• Given task
In the listing below, count the lines containing the string "Write" and state only the number.

• Exercise data
########

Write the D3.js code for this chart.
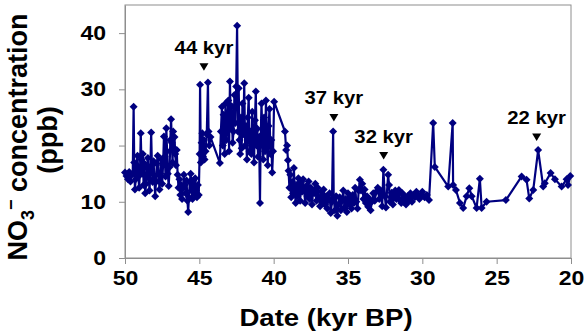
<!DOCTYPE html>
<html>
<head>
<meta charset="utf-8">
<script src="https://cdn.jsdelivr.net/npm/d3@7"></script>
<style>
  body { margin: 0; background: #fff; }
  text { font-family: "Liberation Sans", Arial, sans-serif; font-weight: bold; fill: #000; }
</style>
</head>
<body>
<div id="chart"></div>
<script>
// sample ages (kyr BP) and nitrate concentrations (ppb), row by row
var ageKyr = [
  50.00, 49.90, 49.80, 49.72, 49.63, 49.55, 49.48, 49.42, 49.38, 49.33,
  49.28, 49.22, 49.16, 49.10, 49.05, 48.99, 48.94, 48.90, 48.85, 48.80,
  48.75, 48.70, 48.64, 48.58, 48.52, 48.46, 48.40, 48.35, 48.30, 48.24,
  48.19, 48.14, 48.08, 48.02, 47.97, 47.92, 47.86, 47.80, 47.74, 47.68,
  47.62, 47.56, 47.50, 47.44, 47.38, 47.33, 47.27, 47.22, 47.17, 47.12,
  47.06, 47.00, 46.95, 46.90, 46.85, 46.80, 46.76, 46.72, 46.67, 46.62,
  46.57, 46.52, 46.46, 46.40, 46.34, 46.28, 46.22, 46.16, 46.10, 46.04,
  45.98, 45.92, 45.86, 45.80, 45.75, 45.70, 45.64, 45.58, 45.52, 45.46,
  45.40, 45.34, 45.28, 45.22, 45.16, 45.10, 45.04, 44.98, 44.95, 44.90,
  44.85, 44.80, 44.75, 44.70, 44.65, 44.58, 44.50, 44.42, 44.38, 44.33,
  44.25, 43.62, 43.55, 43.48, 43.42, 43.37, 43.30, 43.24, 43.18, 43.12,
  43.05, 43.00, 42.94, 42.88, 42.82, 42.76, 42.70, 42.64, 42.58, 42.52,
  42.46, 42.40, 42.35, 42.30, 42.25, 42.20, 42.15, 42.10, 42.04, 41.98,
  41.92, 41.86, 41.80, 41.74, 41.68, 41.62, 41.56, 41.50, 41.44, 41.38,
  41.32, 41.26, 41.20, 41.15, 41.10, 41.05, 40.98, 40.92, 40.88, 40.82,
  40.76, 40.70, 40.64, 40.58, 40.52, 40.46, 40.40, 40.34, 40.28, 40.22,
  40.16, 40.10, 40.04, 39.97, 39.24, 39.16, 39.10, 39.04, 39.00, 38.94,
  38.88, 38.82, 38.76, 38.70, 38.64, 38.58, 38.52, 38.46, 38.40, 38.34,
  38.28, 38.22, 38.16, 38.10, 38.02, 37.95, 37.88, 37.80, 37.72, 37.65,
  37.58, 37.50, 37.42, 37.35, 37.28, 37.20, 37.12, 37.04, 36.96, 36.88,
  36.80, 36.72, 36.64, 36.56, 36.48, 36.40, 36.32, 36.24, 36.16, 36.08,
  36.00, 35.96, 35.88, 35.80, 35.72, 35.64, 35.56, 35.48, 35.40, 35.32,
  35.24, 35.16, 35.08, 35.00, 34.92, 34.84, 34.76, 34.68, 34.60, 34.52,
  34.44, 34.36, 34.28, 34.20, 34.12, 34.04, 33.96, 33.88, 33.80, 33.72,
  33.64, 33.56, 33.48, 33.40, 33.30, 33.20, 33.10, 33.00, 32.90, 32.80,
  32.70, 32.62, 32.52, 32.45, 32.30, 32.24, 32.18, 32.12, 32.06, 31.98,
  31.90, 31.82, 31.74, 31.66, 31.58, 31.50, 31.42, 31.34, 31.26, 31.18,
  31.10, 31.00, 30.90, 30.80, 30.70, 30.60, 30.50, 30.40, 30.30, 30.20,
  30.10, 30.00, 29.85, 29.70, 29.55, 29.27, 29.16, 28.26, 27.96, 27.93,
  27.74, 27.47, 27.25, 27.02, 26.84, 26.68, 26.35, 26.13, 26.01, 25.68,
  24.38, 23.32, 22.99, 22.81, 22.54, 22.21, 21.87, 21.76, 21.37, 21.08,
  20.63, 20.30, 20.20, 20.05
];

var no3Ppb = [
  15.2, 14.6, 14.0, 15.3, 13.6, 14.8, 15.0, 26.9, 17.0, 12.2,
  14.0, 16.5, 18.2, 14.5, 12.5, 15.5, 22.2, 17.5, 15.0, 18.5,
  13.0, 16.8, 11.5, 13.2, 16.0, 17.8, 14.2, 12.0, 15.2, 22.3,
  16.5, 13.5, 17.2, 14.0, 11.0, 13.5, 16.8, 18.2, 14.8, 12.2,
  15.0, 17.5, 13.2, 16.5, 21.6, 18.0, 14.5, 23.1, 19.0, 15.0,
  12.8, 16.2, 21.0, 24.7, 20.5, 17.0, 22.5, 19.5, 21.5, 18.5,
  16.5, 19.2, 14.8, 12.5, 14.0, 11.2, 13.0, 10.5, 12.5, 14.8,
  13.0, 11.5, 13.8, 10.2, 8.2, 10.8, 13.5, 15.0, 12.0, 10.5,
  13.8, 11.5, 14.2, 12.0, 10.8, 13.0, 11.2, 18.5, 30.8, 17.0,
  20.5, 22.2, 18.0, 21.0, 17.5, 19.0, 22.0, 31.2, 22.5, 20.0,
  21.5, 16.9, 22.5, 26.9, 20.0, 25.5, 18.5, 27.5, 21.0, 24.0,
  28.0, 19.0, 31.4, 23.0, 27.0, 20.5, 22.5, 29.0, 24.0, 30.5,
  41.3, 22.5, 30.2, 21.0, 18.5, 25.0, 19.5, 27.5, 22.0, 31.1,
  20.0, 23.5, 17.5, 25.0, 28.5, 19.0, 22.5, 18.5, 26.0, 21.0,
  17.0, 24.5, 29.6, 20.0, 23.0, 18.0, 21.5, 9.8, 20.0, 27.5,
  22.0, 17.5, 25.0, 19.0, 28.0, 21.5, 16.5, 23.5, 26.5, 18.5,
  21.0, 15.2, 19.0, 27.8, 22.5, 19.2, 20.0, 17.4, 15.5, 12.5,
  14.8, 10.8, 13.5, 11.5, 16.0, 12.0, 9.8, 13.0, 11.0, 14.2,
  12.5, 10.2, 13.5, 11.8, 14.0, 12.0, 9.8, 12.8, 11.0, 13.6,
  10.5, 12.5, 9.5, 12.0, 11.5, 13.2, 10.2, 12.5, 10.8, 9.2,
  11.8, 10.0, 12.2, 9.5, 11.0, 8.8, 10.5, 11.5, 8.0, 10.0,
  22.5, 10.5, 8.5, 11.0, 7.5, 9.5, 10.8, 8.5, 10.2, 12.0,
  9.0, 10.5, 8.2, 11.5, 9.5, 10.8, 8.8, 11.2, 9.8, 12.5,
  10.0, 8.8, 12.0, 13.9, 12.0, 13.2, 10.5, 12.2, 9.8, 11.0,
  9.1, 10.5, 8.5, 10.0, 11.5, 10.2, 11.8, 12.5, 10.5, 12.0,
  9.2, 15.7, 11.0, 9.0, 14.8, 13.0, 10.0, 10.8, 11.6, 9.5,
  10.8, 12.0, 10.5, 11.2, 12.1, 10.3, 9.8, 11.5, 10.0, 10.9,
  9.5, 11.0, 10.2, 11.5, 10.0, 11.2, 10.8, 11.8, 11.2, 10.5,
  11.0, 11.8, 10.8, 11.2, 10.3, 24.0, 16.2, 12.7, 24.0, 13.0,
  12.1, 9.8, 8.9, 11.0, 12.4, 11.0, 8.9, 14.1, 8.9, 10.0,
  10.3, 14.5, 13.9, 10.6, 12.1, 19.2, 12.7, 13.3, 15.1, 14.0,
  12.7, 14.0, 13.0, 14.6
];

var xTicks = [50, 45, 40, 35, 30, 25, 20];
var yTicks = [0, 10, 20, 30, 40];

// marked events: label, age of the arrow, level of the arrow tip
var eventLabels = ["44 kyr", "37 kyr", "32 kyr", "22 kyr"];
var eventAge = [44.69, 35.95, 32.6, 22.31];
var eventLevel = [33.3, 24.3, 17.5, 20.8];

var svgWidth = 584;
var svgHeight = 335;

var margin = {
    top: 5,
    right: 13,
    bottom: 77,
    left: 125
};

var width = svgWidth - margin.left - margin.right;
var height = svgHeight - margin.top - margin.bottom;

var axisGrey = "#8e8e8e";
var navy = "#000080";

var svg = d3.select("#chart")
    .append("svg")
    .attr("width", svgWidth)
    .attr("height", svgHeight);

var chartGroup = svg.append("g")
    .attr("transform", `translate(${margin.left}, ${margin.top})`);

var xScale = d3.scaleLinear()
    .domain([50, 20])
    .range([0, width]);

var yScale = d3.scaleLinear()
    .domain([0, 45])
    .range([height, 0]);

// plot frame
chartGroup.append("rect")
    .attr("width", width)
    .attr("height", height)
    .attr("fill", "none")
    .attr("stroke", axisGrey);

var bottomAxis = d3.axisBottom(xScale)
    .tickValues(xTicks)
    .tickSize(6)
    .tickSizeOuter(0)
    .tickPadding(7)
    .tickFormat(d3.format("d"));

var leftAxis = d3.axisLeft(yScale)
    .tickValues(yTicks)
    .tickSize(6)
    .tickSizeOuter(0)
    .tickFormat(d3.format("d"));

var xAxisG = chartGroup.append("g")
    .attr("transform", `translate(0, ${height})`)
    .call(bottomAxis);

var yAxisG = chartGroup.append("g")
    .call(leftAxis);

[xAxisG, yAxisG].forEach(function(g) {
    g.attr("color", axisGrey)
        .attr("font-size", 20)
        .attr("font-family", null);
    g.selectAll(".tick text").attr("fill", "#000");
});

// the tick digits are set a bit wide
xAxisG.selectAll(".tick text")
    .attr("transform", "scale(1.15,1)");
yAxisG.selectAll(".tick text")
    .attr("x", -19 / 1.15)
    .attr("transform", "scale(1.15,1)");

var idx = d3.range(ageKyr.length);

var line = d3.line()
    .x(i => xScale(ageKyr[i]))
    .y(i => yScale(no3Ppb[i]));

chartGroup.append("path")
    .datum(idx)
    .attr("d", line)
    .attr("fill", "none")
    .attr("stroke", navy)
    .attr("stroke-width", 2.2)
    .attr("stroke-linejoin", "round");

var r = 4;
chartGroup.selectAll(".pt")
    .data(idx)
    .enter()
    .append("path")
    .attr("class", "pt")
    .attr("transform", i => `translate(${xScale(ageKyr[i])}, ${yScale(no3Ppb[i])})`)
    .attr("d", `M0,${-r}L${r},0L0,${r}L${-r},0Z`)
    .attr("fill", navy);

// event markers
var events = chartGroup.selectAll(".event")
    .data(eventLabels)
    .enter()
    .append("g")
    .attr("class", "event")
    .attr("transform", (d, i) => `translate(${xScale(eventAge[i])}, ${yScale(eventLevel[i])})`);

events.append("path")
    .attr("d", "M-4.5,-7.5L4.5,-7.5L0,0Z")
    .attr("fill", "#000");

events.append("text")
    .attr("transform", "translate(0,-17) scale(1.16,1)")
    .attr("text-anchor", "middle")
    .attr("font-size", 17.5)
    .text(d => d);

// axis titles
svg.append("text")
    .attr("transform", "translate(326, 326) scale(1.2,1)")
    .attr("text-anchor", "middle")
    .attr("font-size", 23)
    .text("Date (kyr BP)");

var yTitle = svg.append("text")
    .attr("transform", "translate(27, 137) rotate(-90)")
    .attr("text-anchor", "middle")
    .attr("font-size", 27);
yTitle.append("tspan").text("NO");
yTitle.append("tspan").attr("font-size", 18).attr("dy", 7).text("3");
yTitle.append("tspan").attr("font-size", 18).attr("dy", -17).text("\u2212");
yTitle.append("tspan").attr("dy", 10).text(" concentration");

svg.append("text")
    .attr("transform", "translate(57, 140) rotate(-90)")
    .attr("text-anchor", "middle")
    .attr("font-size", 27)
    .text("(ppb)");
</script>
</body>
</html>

########

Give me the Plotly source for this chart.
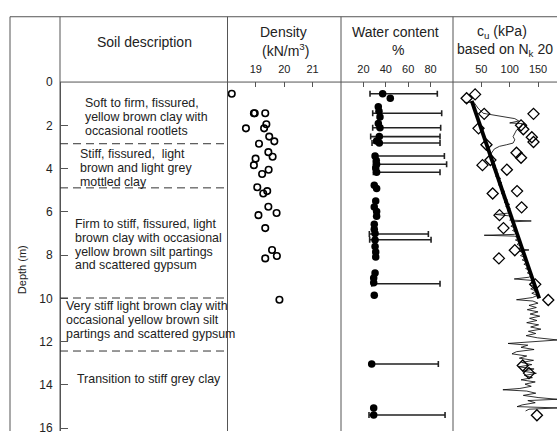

########

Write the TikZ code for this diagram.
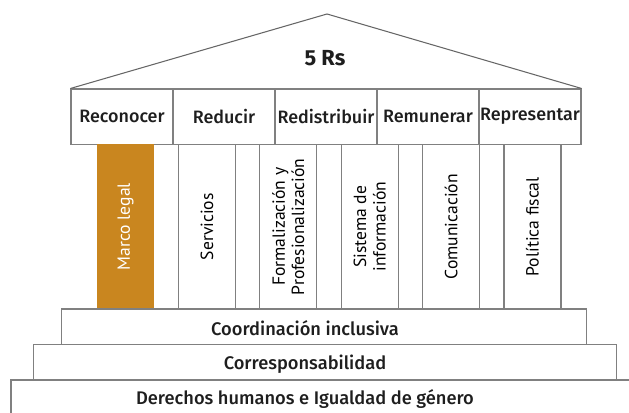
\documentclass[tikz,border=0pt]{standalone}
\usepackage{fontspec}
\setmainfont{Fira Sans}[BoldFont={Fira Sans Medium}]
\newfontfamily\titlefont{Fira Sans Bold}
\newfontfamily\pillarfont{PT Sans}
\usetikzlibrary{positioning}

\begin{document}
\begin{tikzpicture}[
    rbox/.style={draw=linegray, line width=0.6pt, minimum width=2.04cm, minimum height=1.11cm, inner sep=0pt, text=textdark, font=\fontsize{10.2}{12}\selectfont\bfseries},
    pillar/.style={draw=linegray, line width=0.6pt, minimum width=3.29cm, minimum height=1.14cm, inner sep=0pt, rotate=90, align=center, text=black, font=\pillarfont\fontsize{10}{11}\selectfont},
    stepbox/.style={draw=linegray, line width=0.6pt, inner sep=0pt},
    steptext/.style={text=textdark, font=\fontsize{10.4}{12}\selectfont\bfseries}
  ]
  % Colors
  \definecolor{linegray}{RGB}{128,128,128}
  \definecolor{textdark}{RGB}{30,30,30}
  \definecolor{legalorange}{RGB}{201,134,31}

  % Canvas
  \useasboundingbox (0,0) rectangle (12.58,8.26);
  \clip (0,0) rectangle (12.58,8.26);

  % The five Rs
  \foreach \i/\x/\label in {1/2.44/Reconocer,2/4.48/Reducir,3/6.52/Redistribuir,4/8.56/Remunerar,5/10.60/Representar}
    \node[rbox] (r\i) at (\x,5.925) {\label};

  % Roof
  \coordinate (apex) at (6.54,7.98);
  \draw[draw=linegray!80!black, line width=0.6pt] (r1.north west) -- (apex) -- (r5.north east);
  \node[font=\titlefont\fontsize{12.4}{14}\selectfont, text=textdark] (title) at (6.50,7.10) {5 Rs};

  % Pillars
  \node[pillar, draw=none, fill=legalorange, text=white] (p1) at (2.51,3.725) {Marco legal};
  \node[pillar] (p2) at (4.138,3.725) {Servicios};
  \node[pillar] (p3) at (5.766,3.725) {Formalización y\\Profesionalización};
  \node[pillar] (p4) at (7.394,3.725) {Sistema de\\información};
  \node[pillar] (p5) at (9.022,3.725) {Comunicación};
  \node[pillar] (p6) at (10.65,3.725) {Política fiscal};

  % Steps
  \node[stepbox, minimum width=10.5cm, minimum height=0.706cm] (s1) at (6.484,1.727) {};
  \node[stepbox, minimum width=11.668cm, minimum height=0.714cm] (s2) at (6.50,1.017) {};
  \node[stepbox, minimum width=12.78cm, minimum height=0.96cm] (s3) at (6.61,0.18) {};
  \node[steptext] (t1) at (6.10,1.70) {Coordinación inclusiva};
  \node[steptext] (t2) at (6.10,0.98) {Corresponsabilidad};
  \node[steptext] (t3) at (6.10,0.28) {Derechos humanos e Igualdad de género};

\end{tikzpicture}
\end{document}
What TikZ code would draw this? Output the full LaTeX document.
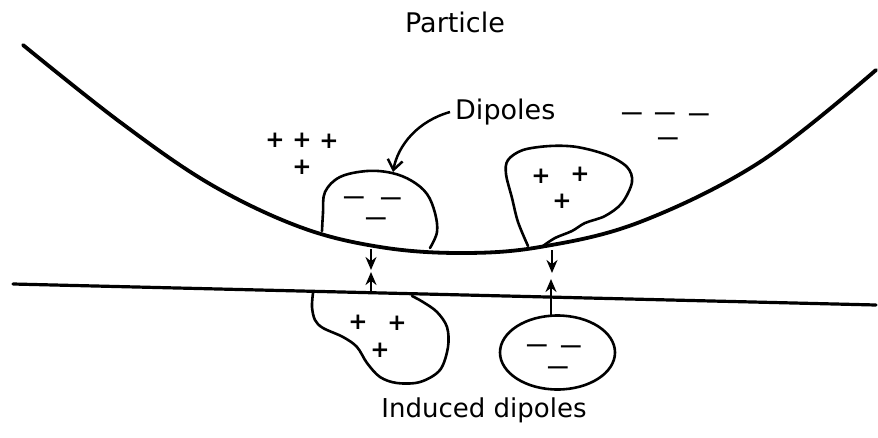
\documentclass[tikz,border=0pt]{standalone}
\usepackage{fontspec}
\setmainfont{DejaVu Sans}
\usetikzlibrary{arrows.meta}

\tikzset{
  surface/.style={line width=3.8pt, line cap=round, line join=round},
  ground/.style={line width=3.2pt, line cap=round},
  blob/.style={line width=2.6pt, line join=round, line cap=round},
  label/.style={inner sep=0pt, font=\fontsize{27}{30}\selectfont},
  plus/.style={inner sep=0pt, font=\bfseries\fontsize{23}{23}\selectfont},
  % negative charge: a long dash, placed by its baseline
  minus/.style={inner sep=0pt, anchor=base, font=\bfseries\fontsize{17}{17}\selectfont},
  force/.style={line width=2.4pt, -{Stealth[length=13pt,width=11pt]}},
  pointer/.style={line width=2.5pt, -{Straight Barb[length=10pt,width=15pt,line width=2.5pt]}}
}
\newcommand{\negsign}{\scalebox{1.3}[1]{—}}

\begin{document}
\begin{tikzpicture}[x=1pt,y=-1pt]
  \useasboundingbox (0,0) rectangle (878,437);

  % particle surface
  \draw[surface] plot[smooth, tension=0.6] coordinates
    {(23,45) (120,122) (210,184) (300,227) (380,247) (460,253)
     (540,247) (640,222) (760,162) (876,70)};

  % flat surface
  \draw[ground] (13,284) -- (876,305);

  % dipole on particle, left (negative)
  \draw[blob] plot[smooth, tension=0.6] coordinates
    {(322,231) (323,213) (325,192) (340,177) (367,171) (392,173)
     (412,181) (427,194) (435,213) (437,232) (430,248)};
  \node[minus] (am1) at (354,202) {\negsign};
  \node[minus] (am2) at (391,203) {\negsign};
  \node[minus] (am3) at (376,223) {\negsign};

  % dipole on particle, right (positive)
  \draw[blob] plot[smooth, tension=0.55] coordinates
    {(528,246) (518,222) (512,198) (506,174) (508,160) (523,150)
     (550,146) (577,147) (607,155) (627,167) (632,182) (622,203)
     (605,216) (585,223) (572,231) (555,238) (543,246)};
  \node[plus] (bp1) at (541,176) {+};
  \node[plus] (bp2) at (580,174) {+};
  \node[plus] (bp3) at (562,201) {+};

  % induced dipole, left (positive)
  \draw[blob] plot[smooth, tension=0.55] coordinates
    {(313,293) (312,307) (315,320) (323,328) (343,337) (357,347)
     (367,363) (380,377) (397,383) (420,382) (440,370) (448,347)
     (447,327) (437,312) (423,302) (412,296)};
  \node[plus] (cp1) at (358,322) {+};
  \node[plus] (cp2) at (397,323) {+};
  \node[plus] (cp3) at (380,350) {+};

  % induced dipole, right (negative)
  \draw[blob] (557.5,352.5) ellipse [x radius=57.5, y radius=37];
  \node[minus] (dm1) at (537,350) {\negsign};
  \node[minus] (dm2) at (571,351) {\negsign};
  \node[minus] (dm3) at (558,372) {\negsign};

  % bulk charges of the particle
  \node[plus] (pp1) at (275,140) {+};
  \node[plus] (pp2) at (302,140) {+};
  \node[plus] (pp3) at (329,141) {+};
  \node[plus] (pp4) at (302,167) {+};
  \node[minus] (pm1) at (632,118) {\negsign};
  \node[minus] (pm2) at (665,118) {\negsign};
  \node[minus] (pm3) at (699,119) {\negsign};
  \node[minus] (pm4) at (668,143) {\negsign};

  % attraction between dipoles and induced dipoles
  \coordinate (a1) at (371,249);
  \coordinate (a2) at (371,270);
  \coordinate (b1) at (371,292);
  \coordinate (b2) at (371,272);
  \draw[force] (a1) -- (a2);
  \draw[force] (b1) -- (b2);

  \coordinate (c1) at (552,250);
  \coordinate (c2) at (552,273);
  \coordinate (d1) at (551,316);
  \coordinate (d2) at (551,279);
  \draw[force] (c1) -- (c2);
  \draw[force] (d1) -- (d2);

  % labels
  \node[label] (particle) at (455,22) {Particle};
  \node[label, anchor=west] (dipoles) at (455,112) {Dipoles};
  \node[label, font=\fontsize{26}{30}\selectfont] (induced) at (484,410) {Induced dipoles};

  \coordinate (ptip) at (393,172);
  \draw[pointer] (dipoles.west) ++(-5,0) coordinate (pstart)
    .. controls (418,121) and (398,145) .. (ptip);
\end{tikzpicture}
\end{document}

########

• Expected answer
2